The works of Lorna Bieber and Rose Marasco navigate viewers though the murky realms of dreams and the sub-conscious. In Borrowed Dreams Bevin Bering Dubrowski observes that both of these artists use images and forms from mass media to create personal explorations for themselves and their viewers.
The representation and memorialization of space are explored in Corinne Vionnet’s series Photo Opportunities. The photographer interweaves images taken from anonymous online tourist snapshots, underscoring the symbolic value that famous sites have acquired through time. Madeline Yale considers Vionnet’s work within the context of photography and the touristic experience.
Houston area high school students participating in HCP’s Collaboration’s VII were give the opportunity to produce an exhibition exploring the photographic self-portrait. Transcending the casual snapshots popularized by social networking websites, the students were encouraged to investigate their shifting sense of self through photography. Rachel Hewlett discusses the student’s use of the self-portrait as a tool for self-discovery and analysis.
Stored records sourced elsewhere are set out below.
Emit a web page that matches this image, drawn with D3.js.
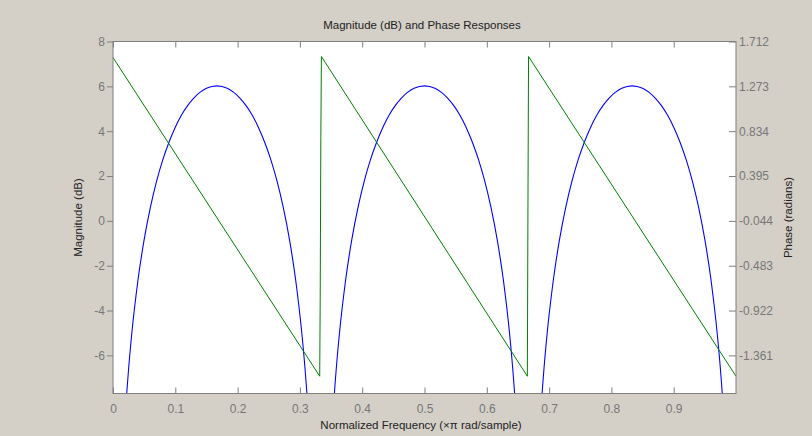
<!DOCTYPE html>
<html><head><meta charset="utf-8">
<script src="https://cdn.jsdelivr.net/npm/d3@7"></script>
<style>
html,body{margin:0;padding:0;background:#d4d0c8;}
svg{display:block;}
text{font-family:"Liberation Sans",Arial,sans-serif;}
</style></head>
<body><svg id="chart" width="812" height="436"></svg>
<script>
// Magnitude response samples (normalized frequency, dB)
const magFreq = [
  0.005,0.01,0.015,0.02,0.025,0.03,0.04,0.05,0.06,0.07,0.08,0.09,0.10,0.11,0.12,0.13,0.14,0.15,0.1667,
  0.1833,0.1933,0.2033,0.2133,0.2233,0.2333,0.2433,0.2533,0.2633,0.2733,0.2833,0.2933,0.3033,0.3083,0.3133,0.3183,0.3233,0.3283,
  0.3383,0.3433,0.3483,0.3533,0.3583,0.3633,0.3733,0.3833,0.3933,0.4033,0.4133,0.4233,0.4333,0.4433,0.4533,0.4633,0.4733,0.4833,0.5,
  0.5167,0.5267,0.5367,0.5467,0.5567,0.5667,0.5767,0.5867,0.5967,0.6067,0.6167,0.6267,0.6367,0.6417,0.6467,0.6517,0.6567,0.6617,
  0.6717,0.6767,0.6817,0.6867,0.6917,0.6967,0.7067,0.7167,0.7267,0.7367,0.7467,0.7567,0.7667,0.7767,0.7867,0.7967,0.8067,0.8167,0.8333,
  0.85,0.86,0.87,0.88,0.89,0.90,0.91,0.92,0.93,0.94,0.95,0.96,0.97,0.975,0.98,0.985,0.99,0.995
];
const magDb = [
  -20.52,-14.51,-11.00,-8.53,-6.62,-5.07,-2.66,-0.84,0.60,1.77,2.73,3.52,4.18,4.72,5.15,5.49,5.74,5.91,6.02,
  5.91,5.74,5.49,5.15,4.72,4.18,3.52,2.73,1.77,0.60,-0.84,-2.66,-5.07,-6.62,-8.53,-11.00,-14.51,-20.52,
  -20.52,-14.51,-11.00,-8.53,-6.62,-5.07,-2.66,-0.84,0.60,1.77,2.73,3.52,4.18,4.72,5.15,5.49,5.74,5.91,6.02,
  5.91,5.74,5.49,5.15,4.72,4.18,3.52,2.73,1.77,0.60,-0.84,-2.66,-5.07,-6.62,-8.53,-11.00,-14.51,-20.52,
  -20.52,-14.51,-11.00,-8.53,-6.62,-5.07,-2.66,-0.84,0.60,1.77,2.73,3.52,4.18,4.72,5.15,5.49,5.74,5.91,6.02,
  5.91,5.74,5.49,5.15,4.72,4.18,3.52,2.73,1.77,0.60,-0.84,-2.66,-5.07,-6.62,-8.53,-11.00,-14.51,-20.52
];
// Phase response samples (normalized frequency, radians)
const phaseFreq = [0, 0.3318, 0.3326, 0.3336, 0.3345, 0.6651, 0.6660, 0.6670, 1.0];
const phaseRad  = [1.555, -1.565, -0.79, 0.77, 1.565, -1.565, -0.006, 1.565, -1.565];

const xTicks = [0,0.1,0.2,0.3,0.4,0.5,0.6,0.7,0.8,0.9];
const yTicksLeft = [-6,-4,-2,0,2,4,6,8];
const yTicksRight = [-1.361,-0.922,-0.483,-0.044,0.395,0.834,1.273,1.712];

const title = "Magnitude (dB) and Phase Responses";
const xLabel = "Normalized Frequency (\u00d7\u03c0 rad/sample)";
const yLabelLeft = "Magnitude (dB)";
const yLabelRight = "Phase (radians)";

const L = 113, R = 736, T = 41.5, B = 393.5;
const svg = d3.select("#chart");
const x = d3.scaleLinear().domain([0,1]).range([L,R]);
const yL = d3.scaleLinear().domain([-7.70,8]).range([B,T]);
const yR = d3.scaleLinear().domain([1.712 - 15.70*0.2195, 1.712]).range([B,T]);

svg.append("rect").attr("x",L).attr("y",T).attr("width",R-L).attr("height",B-T).attr("fill","#fff");

svg.append("defs").append("clipPath").attr("id","clip")
  .append("rect").attr("x",L).attr("y",T).attr("width",R-L).attr("height",B-T);

const g = svg.append("g").attr("clip-path","url(#clip)");
const magData = magFreq.map((f,i)=>[f,magDb[i]]);
g.append("path").datum(magData)
  .attr("fill","none").attr("stroke","#0000ff").attr("stroke-width",1.1)
  .attr("d", d3.line().x(d=>x(d[0])).y(d=>yL(d[1])).curve(d3.curveMonotoneX));
const phData = phaseFreq.map((f,i)=>[f,phaseRad[i]]);
g.append("path").datum(phData)
  .attr("fill","none").attr("stroke","#008000").attr("stroke-width",1)
  .attr("d", d3.line().x(d=>x(d[0])).y(d=>yR(d[1])));

const axisColor = "#7f7f7f", labelColor = "#777";
function style(sel){
  sel.select(".domain").remove();
  sel.selectAll(".tick line").attr("stroke",axisColor);
  sel.selectAll(".tick text").attr("fill",labelColor).style("font-size","12px")
     .style("font-family","'Liberation Sans',Arial,sans-serif");
}
// bottom axis: ticks inward
svg.append("g").attr("transform",`translate(0,${B})`)
  .call(d3.axisBottom(x).tickValues(xTicks).tickFormat(d=>d===0?"0":d3.format(".1f")(d)).tickSizeInner(-6).tickSizeOuter(0).tickPadding(11))
  .call(style);
// top ticks
svg.append("g").attr("transform",`translate(0,${T})`)
  .call(d3.axisTop(x).tickValues(xTicks).tickFormat("").tickSizeInner(-6).tickSizeOuter(0))
  .call(style);
// left axis: ticks outward
svg.append("g").attr("transform",`translate(${L},0)`)
  .call(d3.axisLeft(yL).tickValues(yTicksLeft).tickFormat(d3.format("d")).tickSizeInner(6).tickSizeOuter(0).tickPadding(2))
  .call(style);
// right axis: ticks inward
svg.append("g").attr("transform",`translate(${R},0)`)
  .call(d3.axisRight(yR).tickValues(yTicksRight).tickFormat(d3.format(".3f")).tickSizeInner(-7).tickSizeOuter(0).tickPadding(3))
  .call(style);
svg.selectAll(".tick text").each(function(){ const t=d3.select(this); t.text(t.text().replace("\u2212","-")); });

svg.append("rect").attr("x",L).attr("y",T).attr("width",R-L).attr("height",B-T)
  .attr("fill","none").attr("stroke",axisColor).attr("stroke-width",1);

svg.append("text").attr("x",422).attr("y",29).attr("text-anchor","middle")
  .attr("fill","#222").style("font-size","11.5px").text(title);
svg.append("text").attr("x",421).attr("y",429).attr("text-anchor","middle")
  .attr("fill","#222").style("font-size","11.5px").text(xLabel);
svg.append("text").attr("transform",`translate(82,${(T+B)/2}) rotate(-90)`).attr("text-anchor","middle")
  .attr("fill","#222").style("font-size","11.5px").text(yLabelLeft);
svg.append("text").attr("transform",`translate(792,${(T+B)/2}) rotate(-90)`).attr("text-anchor","middle")
  .attr("fill","#222").style("font-size","11.5px").text(yLabelRight);
</script></body></html>
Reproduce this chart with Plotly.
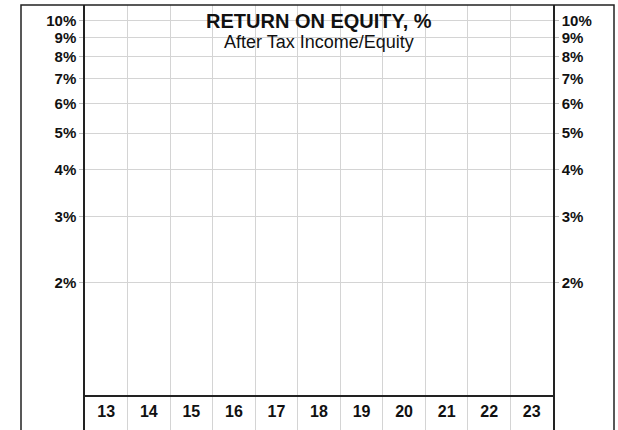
import math
import plotly.graph_objects as go

# ---- data ----
years = [13, 14, 15, 16, 17, 18, 19, 20, 21, 22, 23]
year_labels = ["13", "14", "15", "16", "17", "18", "19", "20", "21", "22", "23"]
y_ticks = [2, 3, 4, 5, 6, 7, 8, 9, 10]
y_tick_labels = ["2%", "3%", "4%", "5%", "6%", "7%", "8%", "9%", "10%"]
y_min, y_max = 1, 11
title = "RETURN ON EQUITY, %"
subtitle = "After Tax Income/Equity"

FONT = "Liberation Sans, Arial, Helvetica, sans-serif"
GRID = "#d4d4d4"
LINE = "#222222"
TXT = "#111111"

W, H = 618, 430
ML, MR, MT, MB = 85, 65, 5, 0
PW = W - ML - MR
split = 35 / 425

fig = go.Figure()

fig.add_trace(go.Scatter(x=years, y=[None] * len(years), xaxis="x2", yaxis="y",
                         mode="markers", showlegend=False, hoverinfo="skip"))
fig.add_trace(go.Scatter(x=years, y=[None] * len(years), xaxis="x2", yaxis="y2",
                         mode="markers", showlegend=False, hoverinfo="skip"))
fig.add_trace(go.Scatter(x=years, y=[0.5] * len(years), text=year_labels,
                         mode="text", xaxis="x", yaxis="y3",
                         textfont=dict(family=FONT, size=16, color=TXT, weight="bold"),
                         showlegend=False, hoverinfo="skip"))

xcommon = dict(range=[years[0] - 0.5, years[-1] + 0.5], showgrid=False,
               showticklabels=False, ticks="", zeroline=False,
               minor=dict(tick0=years[0] - 0.5, dtick=1, showgrid=True,
                          gridcolor=GRID, gridwidth=1, ticks=""))

tickfont = dict(family=FONT, size=15, color=TXT, weight="bold")

fig.update_layout(
    width=W, height=H,
    margin=dict(l=ML, r=MR, t=MT, b=MB, pad=0),
    paper_bgcolor="white", plot_bgcolor="white",
    font=dict(family=FONT, color=TXT),
    xaxis=dict(**xcommon, anchor="y3", domain=[0, 1], showline=False),
    xaxis2=dict(**xcommon, anchor="y", domain=[0, 1], matches="x",
                showline=True, linecolor=LINE, linewidth=1.5),
    yaxis=dict(type="log", range=[math.log10(y_min), math.log10(y_max)],
               domain=[split, 1], tickvals=y_ticks, ticktext=y_tick_labels,
               ticks="outside", ticklen=4, tickcolor="#bbbbbb",
               showgrid=True, gridcolor=GRID, gridwidth=1,
               showline=True, linecolor=LINE, linewidth=1.5,
               tickfont=tickfont, zeroline=False, anchor="x2"),
    yaxis2=dict(type="log", range=[math.log10(y_min), math.log10(y_max)],
                domain=[split, 1], tickvals=y_ticks, ticktext=y_tick_labels,
                overlaying="y", side="right", anchor="x2",
                ticks="outside", ticklen=4, tickcolor="#bbbbbb",
                showgrid=False, showline=True, linecolor=LINE, linewidth=1.5,
                tickfont=tickfont, zeroline=False),
    yaxis3=dict(range=[0, 1], domain=[0, split], anchor="x",
                showgrid=False, showticklabels=False, ticks="",
                showline=True, linecolor=LINE, linewidth=1.5, mirror=True,
                zeroline=False),
    annotations=[
        dict(text="<b>" + title + "</b>", xref="paper", yref="paper",
             x=0.5, y=1, yshift=-4, xanchor="center", yanchor="top",
             borderpad=0, showarrow=False,
             font=dict(family=FONT, size=20, color=TXT)),
        dict(text=subtitle, xref="paper", yref="paper",
             x=0.5, y=1, yshift=-26, xanchor="center", yanchor="top",
             borderpad=0, showarrow=False,
             font=dict(family=FONT, size=18, color=TXT)),
    ],
    shapes=[
        dict(type="rect", xref="paper", yref="paper",
             x0=(21 - ML) / PW, x1=(614 - ML) / PW, y0=-0.1, y1=1,
             line=dict(color=LINE, width=1.5), fillcolor="rgba(0,0,0,0)",
             layer="above"),
    ],
)

fig.write_html("out.html",
               config={"displayModeBar": False},
               post_script="document.body.style.margin='0';document.body.style.overflow='hidden';")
Carolle Benitah’s photo albums trace the artist’s transition from childhood, to adolescence, to adulthood. The photographer painstakingly orders and arranges family photographs and then embroiders them with thread and beads to signify the passage of time, presenting us with a poignant examination of the past and memories.
Edmund Clark documents the enduring effects of incarceration on former detainees of the Guantanamo Detention Center. By juxtaposing images of the naval base that houses American soldiers and their families, the camps were detainees are held, and the homes where former detainees now reside, Clark forces viewers to share in the feelings of entrapment and disorientation that are central to the incarceration process.
The works of Matt Eich and Scott Dalton serve as guides to the social and cultural landscapes, rather than geographical features, of a region. Eich photographs the daily lives of the residents of Southeastern Ohio. His images provide insight into the poverty, unemployment, and substance abuse that plague the region. Dalton searches for the essence of Gabriel Garcia Marquez’s One Hundred Years of Solitude while exploring contemporary Columbian culture. His photographs of the residents of Columbian seaside towns reveal a people who are joyful, resilient, and connected to the landscape and history of their country.
Inspired by the innovative works featured in this issue, we attempted to create our own visual map of spot. This publication would not be possible without the hard work and dedication of its contributors, artists, and staff. Mapping has become a part of our modern nature; in plotting the varied locations of our contributors, we feel that we have captured the true essence of this magazine.